Listen, the SCOTUS has made a lot of decisions I dislike. Their abject loyalty to corporate interests really does make my stomach turn, for example, but they are the arbiters of law, not Bryan Fischer and his twisted imagination. I know it’s fun to play make believe, but at one point you really have to step out of your head and deal in the real world where “get out of my courtroom” is not a legal argument and people aren’t nearly as stupid as you wish they were.
Expect to hear a lot of this nonsense in the coming months, especially when the ruling on these two cases comes down, and don’t fall for it. Constitutional literalists are a lot like Biblical literalists: they are absolutely certain that they are reading plain language and, in an effort to make things as simple as possible, just read the parts that give them pantsfeelings about their pre-conceived notions.
Whatever happens in these cases, there is still a lot of work to do.

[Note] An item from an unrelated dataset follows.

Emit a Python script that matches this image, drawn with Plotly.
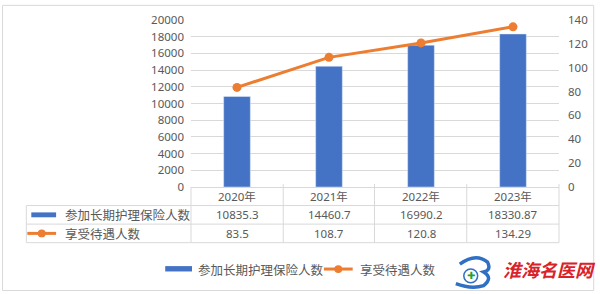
import plotly.graph_objects as go

categories = ["2020年", "2021年", "2022年", "2023年"]
insured = [10835.3, 14460.7, 16990.2, 18330.87]
beneficiaries = [83.5, 108.7, 120.8, 134.29]
insured_labels = ["10835.3", "14460.7", "16990.2", "18330.87"]
benef_labels = ["83.5", "108.7", "120.8", "134.29"]
series_names = ["参加长期护理保险人数", "享受待遇人数"]
left_ticks = list(range(0, 20001, 2000))
right_ticks = list(range(0, 141, 20))

W, H = 600, 294
L, R, T, B = 191, 38, 16, 107
PW, PH = W - L - R, H - T - B
BLUE = "#4472C4"
ORANGE = "#ED7D31"
GRID = "#d9d9d9"
TXT = "#595959"
NUMFONT = "Noto Sans"
CJK = "Noto Sans CJK SC"


def px(x):
    return (x - L) / PW


def py(y):
    return (H - B - y) / PH


fig = go.Figure()
fig.add_trace(go.Bar(x=categories, y=insured, name=series_names[0],
                     marker_color=BLUE, width=0.29, yaxis="y"))
fig.add_trace(go.Scatter(x=categories, y=beneficiaries, name=series_names[1],
                         mode="lines+markers", yaxis="y2",
                         line=dict(color=ORANGE, width=3),
                         marker=dict(color=ORANGE, size=9)))

shapes = []
ann = []
line = dict(color=GRID, width=1)


def text(x, y, s, font, xanchor="center", xref="paper"):
    ann.append(dict(x=x, xref=xref, y=y, yref="paper", text=s, showarrow=False,
                    xanchor=xanchor, yanchor="middle", font=font))


# outer frame
shapes.append(dict(type="rect", xref="paper", yref="paper",
                   x0=px(1), x1=px(597), y0=py(293), y1=py(1), line=line))

# table grid
rows_y = [187, 206, 225, 244]
col_x = [191, 284, 376, 469, 562]
for yy in rows_y[1:]:
    shapes.append(dict(type="line", xref="paper", yref="paper",
                       x0=px(25), x1=px(562), y0=py(yy), y1=py(yy), line=line))
for xx in col_x:
    shapes.append(dict(type="line", xref="paper", yref="paper",
                       x0=px(xx), x1=px(xx), y0=py(184 if xx != 191 else 187), y1=py(244), line=line))
shapes.append(dict(type="line", xref="paper", yref="paper",
                   x0=px(25), x1=px(25), y0=py(206), y1=py(244), line=line))

numf = dict(family=NUMFONT, size=11.5, color=TXT)
hdrf = dict(family=f"{NUMFONT}, {CJK}", size=11.5, color=TXT)
cjkf = dict(family=CJK, size=12.5, color=TXT)

# table header and values
for i, c in enumerate(categories):
    text(c, py(196.5), c, hdrf, xref="x")
    text(c, py(215.5), insured_labels[i], numf, xref="x")
    text(c, py(234.5), benef_labels[i], numf, xref="x")

# table legend column
shapes.append(dict(type="rect", xref="paper", yref="paper", x0=px(30), x1=px(55),
                   y0=py(218), y1=py(213), line=dict(width=0), fillcolor=BLUE))
shapes.append(dict(type="line", xref="paper", yref="paper", x0=px(26), x1=px(55),
                   y0=py(234.5), y1=py(234.5), line=dict(color=ORANGE, width=3)))
shapes.append(dict(type="circle", xref="paper", yref="paper", x0=px(36.5), x1=px(44.5),
                   y0=py(238.5), y1=py(230.5), line=dict(width=0), fillcolor=ORANGE))
text(px(62), py(215.5), series_names[0], cjkf, xanchor="left")
text(px(62), py(234.5), series_names[1], cjkf, xanchor="left")

# bottom legend
shapes.append(dict(type="rect", xref="paper", yref="paper", x0=px(165), x1=px(192),
                   y0=py(273.5), y1=py(268), line=dict(width=0), fillcolor=BLUE))
text(px(196), py(271), series_names[0], cjkf, xanchor="left")
shapes.append(dict(type="line", xref="paper", yref="paper", x0=px(325), x1=px(354),
                   y0=py(271), y1=py(271), line=dict(color=ORANGE, width=3)))
shapes.append(dict(type="circle", xref="paper", yref="paper", x0=px(335.5), x1=px(343.5),
                   y0=py(275), y1=py(267), line=dict(width=0), fillcolor=ORANGE))
text(px(359), py(271), series_names[1], cjkf, xanchor="left")

# watermark
shapes.append(dict(type="path", xref="paper", yref="paper",
                   path=f"M {px(462)},{py(266)} Q {px(478)},{py(254)} {px(490)},{py(264)} "
                        f"Q {px(494)},{py(272)} {px(486)},{py(274)} Q {px(496)},{py(280)} {px(486)},{py(288)} "
                        f"Q {px(474)},{py(292)} {px(458)},{py(286)}",
                   line=dict(color="#2f6fc4", width=3.5)))
shapes.append(dict(type="circle", xref="paper", yref="paper", x0=px(466), x1=px(480),
                   y0=py(285), y1=py(271), line=dict(color="#2f6fc4", width=1.5), fillcolor="white"))
text(px(473), py(278), "<b>✚</b>", dict(family="DejaVu Sans", size=10, color="#2a9d3a"))
text(px(552), py(271), "<b><i>淮海名医网</i></b>", dict(family=CJK, size=18, color="#d8232a"))

axfont = dict(family=NUMFONT, size=11.5, color=TXT)
fig.update_layout(
    width=W, height=H, margin=dict(l=L, r=R, t=T, b=B, pad=0),
    paper_bgcolor="white", plot_bgcolor="white", showlegend=False,
    xaxis=dict(type="category", range=[-0.5, 3.5], showticklabels=False, ticks="",
               showgrid=False, showline=True, linecolor=GRID, linewidth=1, fixedrange=True),
    yaxis=dict(range=[0, 20000], tickvals=left_ticks, ticktext=[str(v) for v in left_ticks],
               showgrid=True, gridcolor=GRID,
               gridwidth=1, zeroline=False, tickfont=axfont, ticklabelstandoff=6, ticks=""),
    yaxis2=dict(range=[0, 140], tickvals=right_ticks, ticktext=[str(v) for v in right_ticks],
                overlaying="y", side="right",
                showgrid=False, zeroline=False, tickfont=axfont, ticklabelstandoff=8, ticks=""),
    shapes=shapes, annotations=ann,
)

fig.write_html("out.html")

Sometimes, it helps to laugh at Bryan Fischer, just to get a break.

1 thought on “Bryan Fischer Plays Make Believe

  1. Marriage isn’t anywhere in the Constitution? Well, if we’re going with that argument…

    Christianity isn’t mentioned anywhere in the Constitution, so I guess your religion is no longer legal. In fact, the only place it’s mentioned in governmental documents is the Treaty of Tripoli, where it explicitly says that the nation was not founded on Christianity, much prior to what you guys like to claim.

    Oh, wait? You say that the Constitution grants freedom of religion? Much the same way it grants the right to marry with no mention of the genders involved, you mean?